Further details about the DLSE’s position on who classifies as an independent contractor can be found here. The DLSE’s information provides a great starting point for employers to audit their classifications of employees, but each case may present different facts, and the economic realities test may change depending on the jurisdiction (i.e., civil court or an EDD assessment) and whether state or federal law is at issue.

DOL On-Line Self Assessment For Restaurateurs Employing Minors

The U. S. Department of Labor’s Wage and Hour Division website provides a self assessment tool for restaurants that employ minors. The assessment covers common violations of the Fair Labor Standards Act (FLSA ). Restaurant owners should note that this assessment does not cover California state law items.

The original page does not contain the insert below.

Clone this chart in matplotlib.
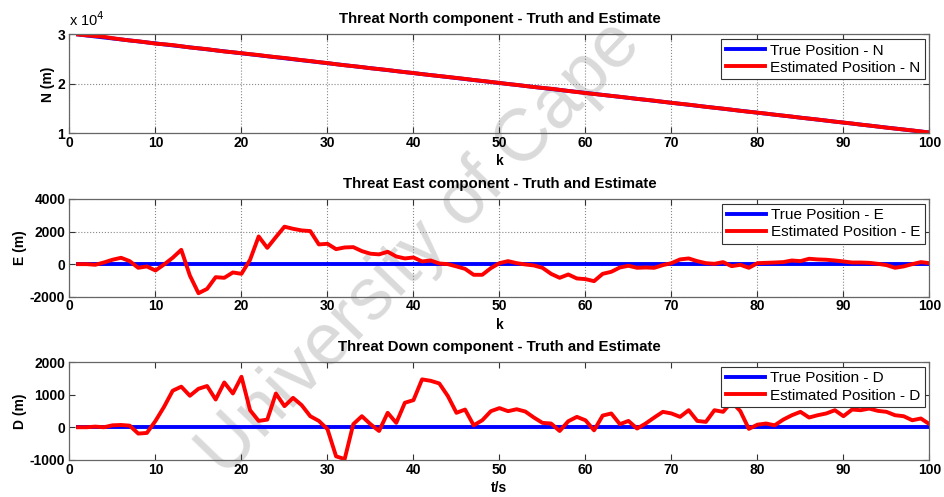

The assessment covers items that the DOL found in the past to be some of the most common problems encountered in restaurants, and therefore, are likely issues a DOL investigator will look for in a restaurant.

Here is a list of a few of the items covered in the assessment:

Do any workers under 18 years of age do the following:
1. Operate or clean power-driven meat slicers or other meat processing machines?

2. Operate or clean any power-driven dough mixer or other bakery machines?

3. Operate, load, or unload scrap papers baler or paper box compactors?

4. Drive a motor-vehicle on the job?


Do any workers under 16 years of age do the following:
5. Cook?

6. Bake?

7. Clean cooking equipment or handle hot oil or grease?

8. Load or unload goods from a truck or conveyor?

9. Work inside a freezer or meat cooler?

10. Operate power-driven bread slicers or bagel slicers?

11. Operate any power-driven equipment?

12. Work from ladders?

13. Work during school hours?

14. Work before 7:00 a.m. on any day?

15. Work past 7:00 p.m. between Labor Day and June 1?

16. Work past 9:00 p.m. between June 1 and Labor Day?

17. Work more than 3 hours on a school day, including Fridays?

18. Work more than 8 hours on any day?

19. Work more than 18 hours in any week when school was in session?

20. Work more than 40 hours in any week when school was not in session?

21. Do you employ any workers who are less than 14 years of age?

22. Do you fail to maintain in your records a date of birth for every employee under 19 years of age?